PROBLEM DESCRIPTION:
Copy from the first line below down to and including the line with "2017, 2018, 2019, 2020];". Skip the pictures.

SOURCE MATERIAL:
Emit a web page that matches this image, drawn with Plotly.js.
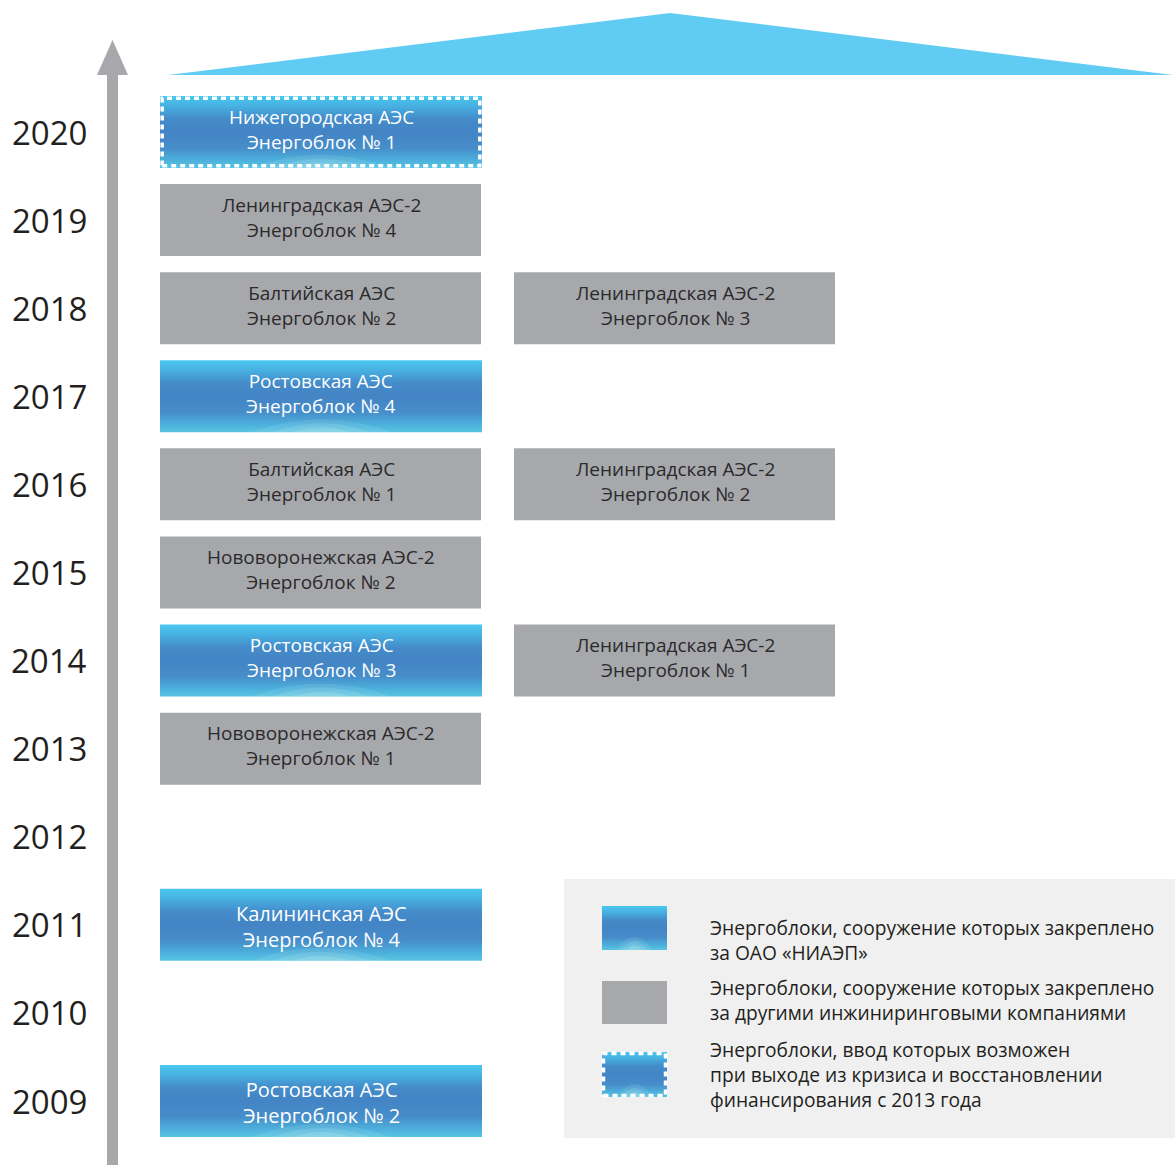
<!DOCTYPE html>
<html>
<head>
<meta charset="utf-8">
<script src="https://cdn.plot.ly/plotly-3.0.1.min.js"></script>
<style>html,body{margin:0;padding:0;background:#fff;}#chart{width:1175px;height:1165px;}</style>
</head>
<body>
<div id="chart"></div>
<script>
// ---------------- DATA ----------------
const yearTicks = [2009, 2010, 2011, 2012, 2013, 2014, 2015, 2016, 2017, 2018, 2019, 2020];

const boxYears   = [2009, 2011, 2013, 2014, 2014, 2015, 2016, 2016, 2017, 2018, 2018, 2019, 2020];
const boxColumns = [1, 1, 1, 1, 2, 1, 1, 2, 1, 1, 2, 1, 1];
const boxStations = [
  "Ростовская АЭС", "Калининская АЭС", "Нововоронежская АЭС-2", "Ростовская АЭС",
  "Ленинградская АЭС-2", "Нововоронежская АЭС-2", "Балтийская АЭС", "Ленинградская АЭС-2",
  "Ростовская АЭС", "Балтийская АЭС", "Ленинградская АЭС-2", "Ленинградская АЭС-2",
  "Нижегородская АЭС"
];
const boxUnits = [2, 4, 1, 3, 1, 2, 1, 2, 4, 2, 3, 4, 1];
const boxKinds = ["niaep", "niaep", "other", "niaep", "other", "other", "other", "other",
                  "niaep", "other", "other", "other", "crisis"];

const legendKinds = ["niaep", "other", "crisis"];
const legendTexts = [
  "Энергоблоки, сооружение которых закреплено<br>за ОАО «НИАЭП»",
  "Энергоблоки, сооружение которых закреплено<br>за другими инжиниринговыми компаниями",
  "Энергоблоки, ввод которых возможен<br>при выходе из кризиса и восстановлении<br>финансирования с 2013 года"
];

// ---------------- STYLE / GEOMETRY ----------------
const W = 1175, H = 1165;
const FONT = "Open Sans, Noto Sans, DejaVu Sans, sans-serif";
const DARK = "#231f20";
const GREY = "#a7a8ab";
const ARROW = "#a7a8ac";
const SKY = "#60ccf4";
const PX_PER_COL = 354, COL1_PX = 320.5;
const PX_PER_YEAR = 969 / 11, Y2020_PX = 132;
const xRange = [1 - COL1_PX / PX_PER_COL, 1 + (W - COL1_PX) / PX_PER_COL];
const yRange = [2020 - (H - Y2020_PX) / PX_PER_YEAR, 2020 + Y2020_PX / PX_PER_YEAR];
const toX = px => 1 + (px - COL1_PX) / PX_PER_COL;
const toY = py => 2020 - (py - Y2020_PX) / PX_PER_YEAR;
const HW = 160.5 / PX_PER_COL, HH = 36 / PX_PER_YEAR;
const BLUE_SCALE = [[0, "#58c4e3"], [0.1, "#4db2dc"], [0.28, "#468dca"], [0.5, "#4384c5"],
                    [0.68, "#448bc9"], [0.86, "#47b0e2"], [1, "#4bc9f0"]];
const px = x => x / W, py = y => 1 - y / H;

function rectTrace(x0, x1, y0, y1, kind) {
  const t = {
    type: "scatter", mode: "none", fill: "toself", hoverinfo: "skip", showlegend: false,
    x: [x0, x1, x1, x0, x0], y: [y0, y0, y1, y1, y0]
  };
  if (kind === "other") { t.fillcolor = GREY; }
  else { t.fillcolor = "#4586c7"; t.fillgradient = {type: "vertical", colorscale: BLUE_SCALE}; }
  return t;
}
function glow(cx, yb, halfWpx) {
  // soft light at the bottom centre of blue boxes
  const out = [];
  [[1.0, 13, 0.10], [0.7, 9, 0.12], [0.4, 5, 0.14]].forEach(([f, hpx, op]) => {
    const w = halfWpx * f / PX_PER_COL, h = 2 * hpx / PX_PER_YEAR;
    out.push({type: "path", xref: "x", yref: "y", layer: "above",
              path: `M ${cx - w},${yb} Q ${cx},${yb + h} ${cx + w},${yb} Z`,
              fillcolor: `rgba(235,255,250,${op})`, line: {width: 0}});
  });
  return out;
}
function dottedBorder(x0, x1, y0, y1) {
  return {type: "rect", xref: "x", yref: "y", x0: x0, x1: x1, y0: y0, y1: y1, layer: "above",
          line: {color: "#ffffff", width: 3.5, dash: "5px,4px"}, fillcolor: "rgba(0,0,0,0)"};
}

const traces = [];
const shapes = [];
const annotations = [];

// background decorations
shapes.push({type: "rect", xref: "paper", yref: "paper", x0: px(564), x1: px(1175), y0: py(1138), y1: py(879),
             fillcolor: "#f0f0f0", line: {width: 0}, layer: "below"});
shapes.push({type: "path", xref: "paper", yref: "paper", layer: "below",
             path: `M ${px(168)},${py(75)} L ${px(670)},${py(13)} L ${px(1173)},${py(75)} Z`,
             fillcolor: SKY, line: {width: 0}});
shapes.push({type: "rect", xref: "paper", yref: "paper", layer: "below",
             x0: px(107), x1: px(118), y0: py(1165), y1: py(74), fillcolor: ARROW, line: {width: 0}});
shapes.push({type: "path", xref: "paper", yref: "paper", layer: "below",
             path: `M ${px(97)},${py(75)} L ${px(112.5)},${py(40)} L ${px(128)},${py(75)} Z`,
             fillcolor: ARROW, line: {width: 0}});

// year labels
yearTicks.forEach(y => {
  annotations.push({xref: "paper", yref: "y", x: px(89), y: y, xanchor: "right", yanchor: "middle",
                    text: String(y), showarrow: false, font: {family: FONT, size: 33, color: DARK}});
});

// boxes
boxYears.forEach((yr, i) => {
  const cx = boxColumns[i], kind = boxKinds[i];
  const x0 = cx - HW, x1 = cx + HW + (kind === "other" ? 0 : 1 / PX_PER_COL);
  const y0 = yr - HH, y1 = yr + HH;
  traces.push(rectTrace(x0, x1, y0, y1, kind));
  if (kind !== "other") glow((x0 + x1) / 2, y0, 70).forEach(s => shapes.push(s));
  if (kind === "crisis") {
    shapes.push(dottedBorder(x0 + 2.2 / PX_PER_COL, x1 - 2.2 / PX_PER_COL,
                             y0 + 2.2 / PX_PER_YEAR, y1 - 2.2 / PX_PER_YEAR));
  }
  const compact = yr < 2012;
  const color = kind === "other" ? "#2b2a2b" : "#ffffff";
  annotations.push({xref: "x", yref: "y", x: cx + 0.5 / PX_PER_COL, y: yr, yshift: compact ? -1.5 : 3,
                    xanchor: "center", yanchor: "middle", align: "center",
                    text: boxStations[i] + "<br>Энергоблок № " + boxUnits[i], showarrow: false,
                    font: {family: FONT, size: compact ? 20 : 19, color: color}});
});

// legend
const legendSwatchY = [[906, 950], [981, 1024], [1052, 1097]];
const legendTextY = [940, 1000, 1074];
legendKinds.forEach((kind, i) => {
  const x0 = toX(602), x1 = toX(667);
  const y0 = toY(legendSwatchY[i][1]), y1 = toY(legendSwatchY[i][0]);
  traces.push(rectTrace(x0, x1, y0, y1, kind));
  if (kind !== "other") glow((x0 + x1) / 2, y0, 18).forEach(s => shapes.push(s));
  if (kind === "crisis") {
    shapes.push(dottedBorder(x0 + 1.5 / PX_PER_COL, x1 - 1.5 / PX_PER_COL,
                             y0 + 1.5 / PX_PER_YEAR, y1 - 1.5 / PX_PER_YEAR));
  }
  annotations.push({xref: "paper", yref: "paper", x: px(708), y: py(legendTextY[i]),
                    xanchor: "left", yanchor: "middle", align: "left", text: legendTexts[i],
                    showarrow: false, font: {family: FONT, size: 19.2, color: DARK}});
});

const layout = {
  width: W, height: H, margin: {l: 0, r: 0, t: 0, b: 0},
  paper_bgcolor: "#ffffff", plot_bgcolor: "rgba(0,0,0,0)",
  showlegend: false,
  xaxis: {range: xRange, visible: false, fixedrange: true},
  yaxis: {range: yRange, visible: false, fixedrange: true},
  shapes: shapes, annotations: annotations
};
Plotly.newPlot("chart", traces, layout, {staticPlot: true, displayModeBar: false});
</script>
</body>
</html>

EXERCISE RESPONSE:
Emit a web page that matches this image, drawn with Plotly.js.
<!DOCTYPE html>
<html>
<head>
<meta charset="utf-8">
<script src="https://cdn.plot.ly/plotly-3.0.1.min.js"></script>
<style>html,body{margin:0;padding:0;background:#fff;}#chart{width:1175px;height:1165px;}</style>
</head>
<body>
<div id="chart"></div>
<script>
// ---------------- DATA ----------------
const yearTicks = [2009, 2010, 2011, 2012, 2013, 2014, 2015, 2016, 2017, 2018, 2019, 2020];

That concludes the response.